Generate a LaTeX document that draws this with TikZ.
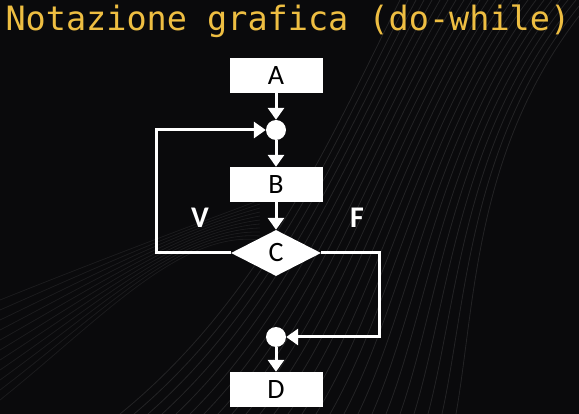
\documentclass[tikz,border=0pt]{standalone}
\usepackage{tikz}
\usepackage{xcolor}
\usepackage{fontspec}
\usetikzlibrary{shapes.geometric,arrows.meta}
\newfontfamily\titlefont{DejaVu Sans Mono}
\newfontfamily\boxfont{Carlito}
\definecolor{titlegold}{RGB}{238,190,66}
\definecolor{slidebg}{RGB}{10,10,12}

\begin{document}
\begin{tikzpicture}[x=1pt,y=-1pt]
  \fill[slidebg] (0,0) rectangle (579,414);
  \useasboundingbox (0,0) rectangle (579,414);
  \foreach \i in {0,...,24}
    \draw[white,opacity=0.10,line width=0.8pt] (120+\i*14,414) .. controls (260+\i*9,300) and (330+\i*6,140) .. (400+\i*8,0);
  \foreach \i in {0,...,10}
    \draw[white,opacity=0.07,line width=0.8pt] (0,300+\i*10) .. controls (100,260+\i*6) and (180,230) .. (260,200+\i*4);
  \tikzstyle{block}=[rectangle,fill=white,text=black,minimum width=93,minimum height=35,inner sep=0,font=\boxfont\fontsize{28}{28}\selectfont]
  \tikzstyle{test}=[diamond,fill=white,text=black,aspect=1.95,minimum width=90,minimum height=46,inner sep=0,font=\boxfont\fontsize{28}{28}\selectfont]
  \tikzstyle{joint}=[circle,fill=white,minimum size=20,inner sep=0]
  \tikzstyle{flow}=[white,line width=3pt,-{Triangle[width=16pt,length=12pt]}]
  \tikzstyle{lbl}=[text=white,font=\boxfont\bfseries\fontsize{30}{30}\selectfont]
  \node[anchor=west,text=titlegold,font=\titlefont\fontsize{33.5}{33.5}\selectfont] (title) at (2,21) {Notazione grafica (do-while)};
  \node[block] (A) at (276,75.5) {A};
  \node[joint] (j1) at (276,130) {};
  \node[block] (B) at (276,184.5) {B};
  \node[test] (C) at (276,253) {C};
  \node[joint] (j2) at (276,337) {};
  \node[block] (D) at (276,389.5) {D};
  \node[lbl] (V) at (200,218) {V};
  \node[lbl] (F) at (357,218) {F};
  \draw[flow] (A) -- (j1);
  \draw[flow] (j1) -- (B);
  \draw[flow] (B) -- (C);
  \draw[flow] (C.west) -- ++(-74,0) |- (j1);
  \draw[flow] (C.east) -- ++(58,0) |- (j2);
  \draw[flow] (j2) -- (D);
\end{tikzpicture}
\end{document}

◆ ◆ ◆

Stated goal. Copy out all the data without changing anything, and drop the pictures.

Solution to the exercise.
Generate a LaTeX document that draws this with TikZ.
\documentclass[tikz,border=0pt]{standalone}
\usepackage{tikz}
\usepackage{xcolor}
\usepackage{fontspec}
\usetikzlibrary{shapes.geometric,arrows.meta}
\newfontfamily\titlefont{DejaVu Sans Mono}
\newfontfamily\boxfont{Carlito}
\definecolor{titlegold}{RGB}{238,190,66}
\definecolor{slidebg}{RGB}{10,10,12}

\begin{document}
\begin{tikzpicture}[x=1pt,y=-1pt]
  \fill[slidebg] (0,0) rectangle (579,414);
  \useasboundingbox (0,0) rectangle (579,414);
  \foreach \i in {0,...,24}
    \draw[white,opacity=0.10,line width=0.8pt] (120+\i*14,414) .. controls (260+\i*9,300) and (330+\i*6,140) .. (400+\i*8,0);
  \foreach \i in {0,...,10}
    \draw[white,opacity=0.07,line width=0.8pt] (0,300+\i*10) .. controls (100,260+\i*6) and (180,230) .. (260,200+\i*4);
  \tikzstyle{block}=[rectangle,fill=white,text=black,minimum width=93,minimum height=35,inner sep=0,font=\boxfont\fontsize{28}{28}\selectfont]
  \tikzstyle{test}=[diamond,fill=white,text=black,aspect=1.95,minimum width=90,minimum height=46,inner sep=0,font=\boxfont\fontsize{28}{28}\selectfont]
  \tikzstyle{joint}=[circle,fill=white,minimum size=20,inner sep=0]
  \tikzstyle{flow}=[white,line width=3pt,-{Triangle[width=16pt,length=12pt]}]
  \tikzstyle{lbl}=[text=white,font=\boxfont\bfseries\fontsize{30}{30}\selectfont]
  \node[anchor=west,text=titlegold,font=\titlefont\fontsize{33.5}{33.5}\selectfont] (title) at (2,21) {Notazione grafica (do-while)};
  \node[block] (A) at (276,75.5) {A};
  \node[joint] (j1) at (276,130) {};
  \node[block] (B) at (276,184.5) {B};
  \node[test] (C) at (276,253) {C};
  \node[joint] (j2) at (276,337) {};
  \node[block] (D) at (276,389.5) {D};
  \node[lbl] (V) at (200,218) {V};
  \node[lbl] (F) at (357,218) {F};
  \draw[flow] (A) -- (j1);
  \draw[flow] (j1) -- (B);
  \draw[flow] (B) -- (C);
  \draw[flow] (C.west) -- ++(-74,0) |- (j1);
  \draw[flow] (C.east) -- ++(58,0) |- (j2);
  \draw[flow] (j2) -- (D);
\end{tikzpicture}
\end{document}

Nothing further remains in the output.